DATASET RECORDS ->
-- BEGIN --

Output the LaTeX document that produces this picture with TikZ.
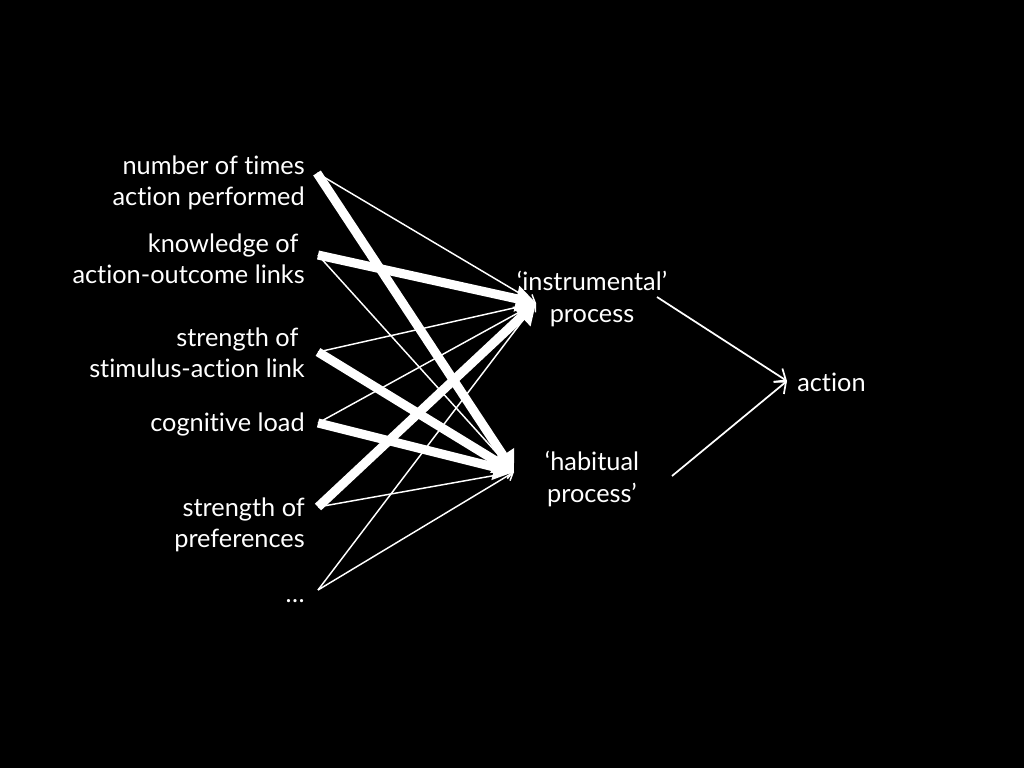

-- END --
-- BEGIN --

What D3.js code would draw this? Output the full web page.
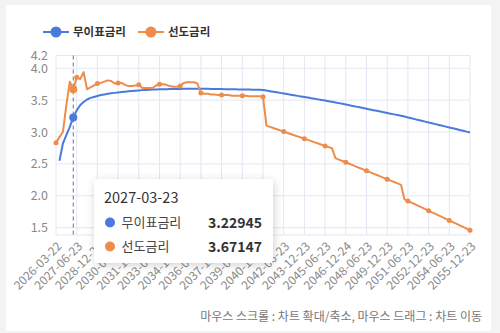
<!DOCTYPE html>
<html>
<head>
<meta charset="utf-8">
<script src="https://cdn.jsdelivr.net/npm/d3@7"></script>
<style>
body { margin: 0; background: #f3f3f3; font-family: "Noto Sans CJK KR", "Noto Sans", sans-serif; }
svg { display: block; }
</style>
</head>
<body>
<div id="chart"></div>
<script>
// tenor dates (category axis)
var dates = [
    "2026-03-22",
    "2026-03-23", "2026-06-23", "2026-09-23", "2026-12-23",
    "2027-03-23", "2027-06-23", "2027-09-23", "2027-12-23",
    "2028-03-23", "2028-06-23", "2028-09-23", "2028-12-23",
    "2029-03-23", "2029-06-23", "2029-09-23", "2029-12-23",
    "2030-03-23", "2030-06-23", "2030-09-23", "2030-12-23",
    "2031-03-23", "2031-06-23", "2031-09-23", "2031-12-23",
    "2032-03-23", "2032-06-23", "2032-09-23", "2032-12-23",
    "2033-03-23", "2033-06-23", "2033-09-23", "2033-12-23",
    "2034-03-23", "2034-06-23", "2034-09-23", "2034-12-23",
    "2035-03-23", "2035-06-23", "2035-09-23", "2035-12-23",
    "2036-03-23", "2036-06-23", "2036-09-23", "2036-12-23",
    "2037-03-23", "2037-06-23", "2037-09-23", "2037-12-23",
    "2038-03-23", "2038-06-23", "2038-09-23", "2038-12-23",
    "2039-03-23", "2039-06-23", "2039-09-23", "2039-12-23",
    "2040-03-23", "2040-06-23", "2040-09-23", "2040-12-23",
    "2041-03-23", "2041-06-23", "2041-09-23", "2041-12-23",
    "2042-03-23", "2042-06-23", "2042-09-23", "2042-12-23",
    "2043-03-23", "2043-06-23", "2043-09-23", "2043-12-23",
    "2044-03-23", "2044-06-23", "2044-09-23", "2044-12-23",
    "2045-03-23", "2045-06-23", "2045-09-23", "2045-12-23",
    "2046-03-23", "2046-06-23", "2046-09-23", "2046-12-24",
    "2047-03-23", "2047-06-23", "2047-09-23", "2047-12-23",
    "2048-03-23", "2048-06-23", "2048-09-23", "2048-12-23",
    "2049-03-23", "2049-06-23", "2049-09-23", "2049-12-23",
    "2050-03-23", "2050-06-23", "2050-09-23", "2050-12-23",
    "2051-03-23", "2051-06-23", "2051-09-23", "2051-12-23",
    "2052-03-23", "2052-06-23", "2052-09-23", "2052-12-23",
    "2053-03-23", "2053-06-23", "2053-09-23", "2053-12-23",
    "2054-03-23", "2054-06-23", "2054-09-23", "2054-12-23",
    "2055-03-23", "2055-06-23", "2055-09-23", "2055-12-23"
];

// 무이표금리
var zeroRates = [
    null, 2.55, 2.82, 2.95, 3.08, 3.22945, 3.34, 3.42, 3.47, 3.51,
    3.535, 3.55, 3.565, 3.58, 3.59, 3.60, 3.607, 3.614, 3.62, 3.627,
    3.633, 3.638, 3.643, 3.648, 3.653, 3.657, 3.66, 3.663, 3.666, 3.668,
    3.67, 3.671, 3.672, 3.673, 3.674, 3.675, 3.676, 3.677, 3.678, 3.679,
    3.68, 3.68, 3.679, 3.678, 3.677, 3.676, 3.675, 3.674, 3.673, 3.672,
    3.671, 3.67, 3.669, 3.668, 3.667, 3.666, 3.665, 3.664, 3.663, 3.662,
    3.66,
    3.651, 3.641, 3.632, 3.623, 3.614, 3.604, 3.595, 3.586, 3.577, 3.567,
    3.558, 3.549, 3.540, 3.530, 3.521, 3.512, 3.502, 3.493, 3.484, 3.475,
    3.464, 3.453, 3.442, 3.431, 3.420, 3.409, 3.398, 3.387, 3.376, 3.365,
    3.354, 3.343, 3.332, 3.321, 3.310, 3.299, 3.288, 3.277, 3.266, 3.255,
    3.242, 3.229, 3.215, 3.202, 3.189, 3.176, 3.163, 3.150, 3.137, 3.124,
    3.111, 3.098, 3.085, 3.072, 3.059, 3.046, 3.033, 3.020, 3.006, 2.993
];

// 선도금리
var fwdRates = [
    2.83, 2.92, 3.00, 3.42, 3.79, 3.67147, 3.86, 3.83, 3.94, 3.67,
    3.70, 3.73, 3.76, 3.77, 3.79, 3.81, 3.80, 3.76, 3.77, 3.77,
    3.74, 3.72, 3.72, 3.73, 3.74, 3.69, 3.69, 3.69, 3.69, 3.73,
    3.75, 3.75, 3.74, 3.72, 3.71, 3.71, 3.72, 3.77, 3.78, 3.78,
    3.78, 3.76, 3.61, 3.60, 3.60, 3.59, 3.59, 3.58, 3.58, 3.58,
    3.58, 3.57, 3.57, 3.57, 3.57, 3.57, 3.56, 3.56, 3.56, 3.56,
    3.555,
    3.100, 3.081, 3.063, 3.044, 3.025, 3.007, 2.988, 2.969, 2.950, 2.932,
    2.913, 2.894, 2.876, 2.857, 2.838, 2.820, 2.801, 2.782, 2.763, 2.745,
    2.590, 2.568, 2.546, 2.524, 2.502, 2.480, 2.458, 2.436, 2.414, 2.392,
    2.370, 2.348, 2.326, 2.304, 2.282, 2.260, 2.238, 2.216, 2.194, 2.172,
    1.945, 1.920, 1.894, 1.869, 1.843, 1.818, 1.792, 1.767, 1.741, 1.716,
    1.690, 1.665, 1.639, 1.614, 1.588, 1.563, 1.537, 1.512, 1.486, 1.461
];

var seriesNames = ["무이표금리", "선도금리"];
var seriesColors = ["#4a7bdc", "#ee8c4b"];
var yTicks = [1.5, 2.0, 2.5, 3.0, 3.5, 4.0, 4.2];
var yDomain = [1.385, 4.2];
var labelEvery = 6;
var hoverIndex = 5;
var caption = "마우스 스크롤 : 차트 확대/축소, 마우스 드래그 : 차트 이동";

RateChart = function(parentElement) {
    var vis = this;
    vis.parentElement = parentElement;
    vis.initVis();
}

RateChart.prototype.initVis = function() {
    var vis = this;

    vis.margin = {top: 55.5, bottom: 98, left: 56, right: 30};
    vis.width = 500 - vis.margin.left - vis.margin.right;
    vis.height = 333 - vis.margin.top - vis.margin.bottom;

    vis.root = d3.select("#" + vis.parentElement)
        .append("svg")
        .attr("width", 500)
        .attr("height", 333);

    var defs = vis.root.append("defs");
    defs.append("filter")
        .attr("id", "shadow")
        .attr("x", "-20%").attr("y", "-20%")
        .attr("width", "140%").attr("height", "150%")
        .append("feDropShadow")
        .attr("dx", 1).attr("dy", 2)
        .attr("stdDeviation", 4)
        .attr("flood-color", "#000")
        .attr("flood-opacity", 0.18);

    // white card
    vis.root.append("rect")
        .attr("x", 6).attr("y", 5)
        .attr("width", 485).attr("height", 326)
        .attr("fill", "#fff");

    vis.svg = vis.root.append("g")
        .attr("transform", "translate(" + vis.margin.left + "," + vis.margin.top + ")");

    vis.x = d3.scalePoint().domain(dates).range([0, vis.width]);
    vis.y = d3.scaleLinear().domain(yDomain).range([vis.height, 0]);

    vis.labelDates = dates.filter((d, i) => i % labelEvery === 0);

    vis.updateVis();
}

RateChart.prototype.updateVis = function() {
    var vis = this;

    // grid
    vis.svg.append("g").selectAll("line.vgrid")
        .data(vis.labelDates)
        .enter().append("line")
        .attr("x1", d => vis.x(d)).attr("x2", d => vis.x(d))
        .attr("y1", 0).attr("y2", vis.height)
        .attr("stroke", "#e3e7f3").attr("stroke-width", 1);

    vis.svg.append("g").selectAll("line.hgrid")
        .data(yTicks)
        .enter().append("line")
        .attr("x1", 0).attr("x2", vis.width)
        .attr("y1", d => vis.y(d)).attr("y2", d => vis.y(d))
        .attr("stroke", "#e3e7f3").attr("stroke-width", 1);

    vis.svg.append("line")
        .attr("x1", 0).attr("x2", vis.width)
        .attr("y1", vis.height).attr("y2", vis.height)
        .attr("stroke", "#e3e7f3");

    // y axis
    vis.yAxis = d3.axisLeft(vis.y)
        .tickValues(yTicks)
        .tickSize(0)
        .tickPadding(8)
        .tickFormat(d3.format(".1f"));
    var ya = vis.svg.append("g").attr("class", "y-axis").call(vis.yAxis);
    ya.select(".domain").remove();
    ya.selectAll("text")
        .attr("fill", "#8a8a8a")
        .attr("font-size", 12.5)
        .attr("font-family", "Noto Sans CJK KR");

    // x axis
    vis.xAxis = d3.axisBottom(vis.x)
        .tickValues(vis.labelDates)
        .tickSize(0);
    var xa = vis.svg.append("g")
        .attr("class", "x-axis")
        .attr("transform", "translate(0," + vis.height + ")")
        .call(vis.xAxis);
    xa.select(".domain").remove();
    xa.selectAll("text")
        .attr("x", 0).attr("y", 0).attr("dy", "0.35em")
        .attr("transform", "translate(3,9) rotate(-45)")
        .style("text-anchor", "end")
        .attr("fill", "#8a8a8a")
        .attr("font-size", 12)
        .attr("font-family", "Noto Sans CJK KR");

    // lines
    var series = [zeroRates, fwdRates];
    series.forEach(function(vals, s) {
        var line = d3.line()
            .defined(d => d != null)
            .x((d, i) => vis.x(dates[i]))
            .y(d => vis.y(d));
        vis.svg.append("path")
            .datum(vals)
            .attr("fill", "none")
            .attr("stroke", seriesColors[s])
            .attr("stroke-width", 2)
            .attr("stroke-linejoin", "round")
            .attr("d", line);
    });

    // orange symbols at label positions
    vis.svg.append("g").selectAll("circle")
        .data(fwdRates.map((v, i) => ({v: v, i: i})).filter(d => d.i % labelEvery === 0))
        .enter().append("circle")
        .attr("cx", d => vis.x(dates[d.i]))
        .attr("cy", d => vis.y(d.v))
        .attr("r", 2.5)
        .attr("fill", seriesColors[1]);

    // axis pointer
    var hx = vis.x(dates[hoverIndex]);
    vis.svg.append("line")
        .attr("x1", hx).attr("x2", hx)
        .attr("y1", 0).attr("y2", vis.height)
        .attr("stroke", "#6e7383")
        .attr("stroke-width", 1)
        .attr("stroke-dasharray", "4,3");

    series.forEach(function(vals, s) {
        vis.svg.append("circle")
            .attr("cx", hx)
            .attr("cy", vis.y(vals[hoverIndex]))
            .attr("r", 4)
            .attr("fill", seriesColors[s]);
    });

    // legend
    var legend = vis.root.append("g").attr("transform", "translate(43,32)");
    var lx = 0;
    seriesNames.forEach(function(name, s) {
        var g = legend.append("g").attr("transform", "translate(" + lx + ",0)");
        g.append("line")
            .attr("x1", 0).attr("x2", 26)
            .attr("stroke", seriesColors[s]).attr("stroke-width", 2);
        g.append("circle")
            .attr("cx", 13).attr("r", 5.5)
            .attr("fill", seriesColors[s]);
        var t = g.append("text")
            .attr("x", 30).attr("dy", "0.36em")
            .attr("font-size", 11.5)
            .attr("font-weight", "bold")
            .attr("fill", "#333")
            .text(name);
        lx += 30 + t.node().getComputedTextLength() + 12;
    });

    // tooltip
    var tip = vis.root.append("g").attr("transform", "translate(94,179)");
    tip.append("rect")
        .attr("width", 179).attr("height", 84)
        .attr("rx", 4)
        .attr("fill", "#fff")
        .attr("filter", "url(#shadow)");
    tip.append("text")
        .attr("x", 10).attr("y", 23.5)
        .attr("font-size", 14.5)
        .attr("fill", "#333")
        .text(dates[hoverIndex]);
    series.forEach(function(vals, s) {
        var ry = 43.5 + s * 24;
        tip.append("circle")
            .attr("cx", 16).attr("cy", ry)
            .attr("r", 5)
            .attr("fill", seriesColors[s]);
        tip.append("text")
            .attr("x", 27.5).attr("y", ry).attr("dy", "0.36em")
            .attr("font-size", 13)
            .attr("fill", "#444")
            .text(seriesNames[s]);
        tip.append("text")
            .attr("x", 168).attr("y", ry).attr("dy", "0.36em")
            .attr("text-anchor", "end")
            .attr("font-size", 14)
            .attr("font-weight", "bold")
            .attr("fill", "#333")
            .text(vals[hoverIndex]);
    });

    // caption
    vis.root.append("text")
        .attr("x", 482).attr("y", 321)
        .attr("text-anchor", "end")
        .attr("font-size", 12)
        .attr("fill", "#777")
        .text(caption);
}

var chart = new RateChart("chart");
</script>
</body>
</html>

-- END --

REQUIREMENT -> From the entries above, extract every line where the word "Output" appears.

RESPONSE BELOW ->
Output the LaTeX document that produces this picture with TikZ.
What D3.js code would draw this? Output the full web page.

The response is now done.